Friday, June 24, 2011

Could've, Should've, Would've (and how to "behave" in a behavioral interview)

Talent Scout Q&A (Real questions from real candidates)

Job Seeker: Would you have any advice on how NOT to get nervous during an interview?  I’ve been to so many interviews, and you’d think I wouldn’t care at this point.  But I do, and that’s why I’m nervous!  Unfortunately no amount of practice (with my family or alone in front of a mirror) seems to help me remember things “in the moment”.  Then after the interview, I walk out and it all comes flooding back… I could’ve, should’ve, would’ve. 
I find that I’m more nervous with inexperienced interviewers or people who just want to blast me with those behavioral interview questions…which seem to have nothing to do with whether I can do the job, want the job and WILL do the job to the best of my ability!
Why is it that recruiters take so much stock in those behavioral interview questions?  Or should I say the ability for someone to answer them?

Talent Scout: Well it seems like your question is twofold:  Behavioral interview questions and how to calm your nerves.  Am I right? 
Behavioral questions help us understand each other (both the interviewer and the candidate, when you ask questions in return).  Consider you are on a first date.  If all you ask are “Can you do ___?” or “How many years experience do you have doing ____?” you wouldn’t learn nearly as much about your potential partner as you would if you said something like “Tell me about your favorite experience doing ____.” Or “What are you most proud of?” or “How would you handle ____ situation?”  THE SAME GOES FOR INTERVIEWING!  It’s like a first date where you are both trying to learn as much as you can about the other in a one hour (or less) time frame.
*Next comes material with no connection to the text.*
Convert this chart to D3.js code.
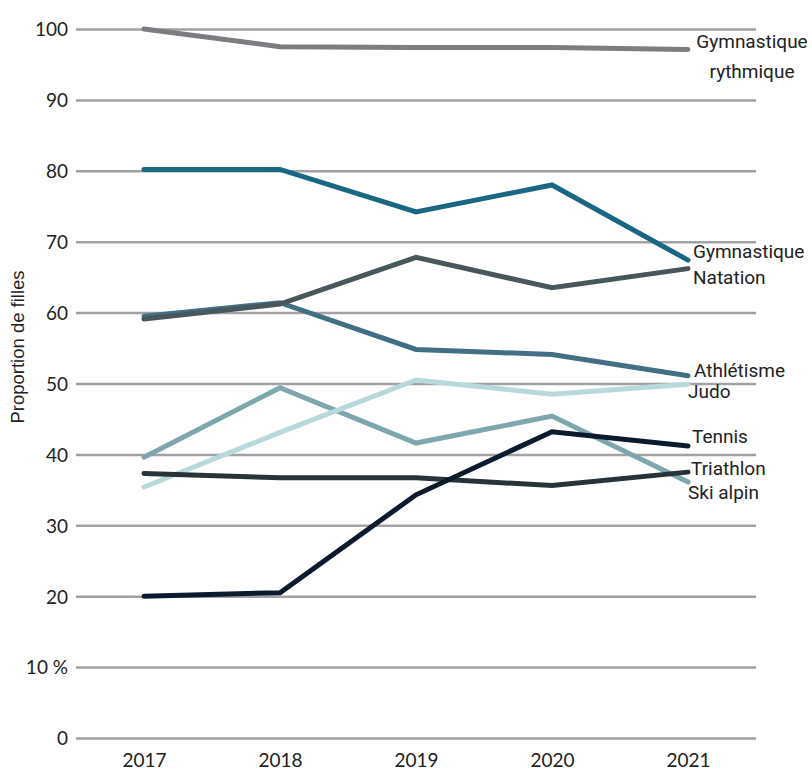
<!DOCTYPE html>
<html>
<head>
<meta charset="utf-8">
<script src="https://cdn.jsdelivr.net/npm/d3@7"></script>
<style>
  body { margin: 0; background: #fff; }
  .tick text { font-family: Lato, sans-serif; font-size: 19px; fill: #222; }
  .lbl { font-family: Roboto, sans-serif; font-size: 19px; fill: #222; }
</style>
</head>
<body>
<div id="vis"></div>
<script>
// years on the x axis
var years = ["2017", "2018", "2019", "2020", "2021"];
var yTicks = [0, 10, 20, 30, 40, 50, 60, 70, 80, 90, 100];

// share of girls per sport
var gymRythmique = [100, 97.5, 97.4, 97.4, 97.1];
var gymnastique = [80.2, 80.2, 74.2, 78.0, 67.4];
var natation = [59.1, 61.2, 67.8, 63.5, 66.2];
var athletisme = [59.5, 61.4, 54.8, 54.1, 51.1];
var judo = [35.4, 43.1, 50.5, 48.5, 49.9];
var skiAlpin = [39.6, 49.4, 41.6, 45.4, 36.1];
var triathlon = [37.3, 36.7, 36.7, 35.6, 37.5];
var tennis = [20.0, 20.5, 34.3, 43.2, 41.2];

var series = [
  {name: "Gymnastique rythmique", values: gymRythmique, colour: "#7c7c81"},
  {name: "Gymnastique", values: gymnastique, colour: "#1a6784"},
  {name: "Athlétisme", values: athletisme, colour: "#426f83"},
  {name: "Natation", values: natation, colour: "#47575c"},
  {name: "Ski alpin", values: skiAlpin, colour: "#7ea6ad"},
  {name: "Judo", values: judo, colour: "#b7d9dc"},
  {name: "Triathlon", values: triathlon, colour: "#263439"},
  {name: "Tennis", values: tennis, colour: "#0b1a2c"}
];

// end label placement
var labels = [
  {lines: ["Gymnastique", "rythmique"], x: 752, y: 48, anchor: "middle"},
  {lines: ["Gymnastique"], x: 693, y: 258},
  {lines: ["Natation"], x: 693, y: 284},
  {lines: ["Athlétisme"], x: 694, y: 377},
  {lines: ["Judo"], x: 688, y: 398},
  {lines: ["Tennis"], x: 692, y: 443},
  {lines: ["Triathlon"], x: 691, y: 475},
  {lines: ["Ski alpin"], x: 688, y: 499}
];

var width = 812;
var height = 771;

var margin = {
    top: 29,
    bottom: 33,
    left: 76,
    right: 56
}

var svg = d3.select('#vis')
    .append('svg')
    .attr('width', width)
    .attr('height', height);

var g = svg.append('g')
    .attr('transform', 'translate(' + margin.left + ',' + margin.top + ')');

var w = width - margin.left - margin.right;
var h = height - margin.top - margin.bottom;

var x_scale = d3.scalePoint()
    .domain(years)
    .range([0, w])
    .padding(0.5);

var y_scale = d3.scaleLinear()
    .domain([0, 100])
    .range([h, 0]);

// gridlines
var y_axis = d3.axisLeft(y_scale)
    .tickValues(yTicks)
    .tickSize(-w)
    .tickPadding(8)
    .tickFormat(function(d) { return d == 10 ? "10 %" : d; });

g.append('g')
    .attr('class', 'y axis')
    .call(y_axis)
    .call(function(s) {
        s.select('.domain').remove();
        s.selectAll('.tick line').attr('stroke', '#a2a2a6').attr('stroke-width', 2.5);
        s.selectAll('.tick text').attr('dy', '0.36em');
    });

var x_axis = d3.axisBottom(x_scale).tickSize(0).tickPadding(0);

g.append('g')
    .attr('class', 'x axis')
    .attr('transform', 'translate(0,' + h + ')')
    .call(x_axis)
    .call(function(s) {
        s.select('.domain').remove();
        s.selectAll('.tick text').attr('y', 29).attr('dy', 0);
    });

var line = d3.line()
    .x(function(d, i) { return x_scale(years[i]); })
    .y(function(d) { return y_scale(d); });

g.selectAll('.series')
    .data(series)
    .enter()
    .append('path')
    .attr('class', 'series')
    .attr('d', function(d) { return line(d.values); })
    .attr('fill', 'none')
    .attr('stroke', function(d) { return d.colour; })
    .attr('stroke-width', 5)
    .attr('stroke-linecap', 'round')
    .attr('stroke-linejoin', 'miter');

// end labels
labels.forEach(function(l) {
    var t = svg.append('text')
        .attr('class', 'lbl')
        .attr('x', l.x)
        .attr('y', l.y)
        .style('text-anchor', l.anchor || 'start');
    l.lines.forEach(function(s, i) {
        t.append('tspan').attr('x', l.x).attr('dy', i == 0 ? 0 : 30).text(s);
    });
});

// y axis title
svg.append("text")
    .attr("transform", "rotate(-90)")
    .attr("x", -347)
    .attr("y", 24)
    .style("text-anchor", "middle")
    .style("font-family", "'Liberation Sans', Arial, sans-serif")
    .style("font-size", "18.5px")
    .style("fill", "#222")
    .text("Proportion de filles");
</script>
</body>
</html>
As for being nervous, I personally try to overcome that by visualization techniques.
  • Visualize yourself sitting in the interview with all the confidence in the world
  • Visualize every question that gets asked of you and how you are quickly able to answer it with a strong, solid answer.
  • Visualize yourself at the end of the interview “closing” them on the deal.
  • Visualize the call you’ll be getting with the offer!
  • Visualize yourself as a valued member of the company, with your office and your boss and your team, etc..
I think visualization combined with practice (and a good night’s sleep before your interview) are the most powerful tools at your disposal when preparing for an interview.
I wish you all the success in the world in your next interview, and that your next job is just around the corner!!  Let me know how these work for you, and good luck to you!!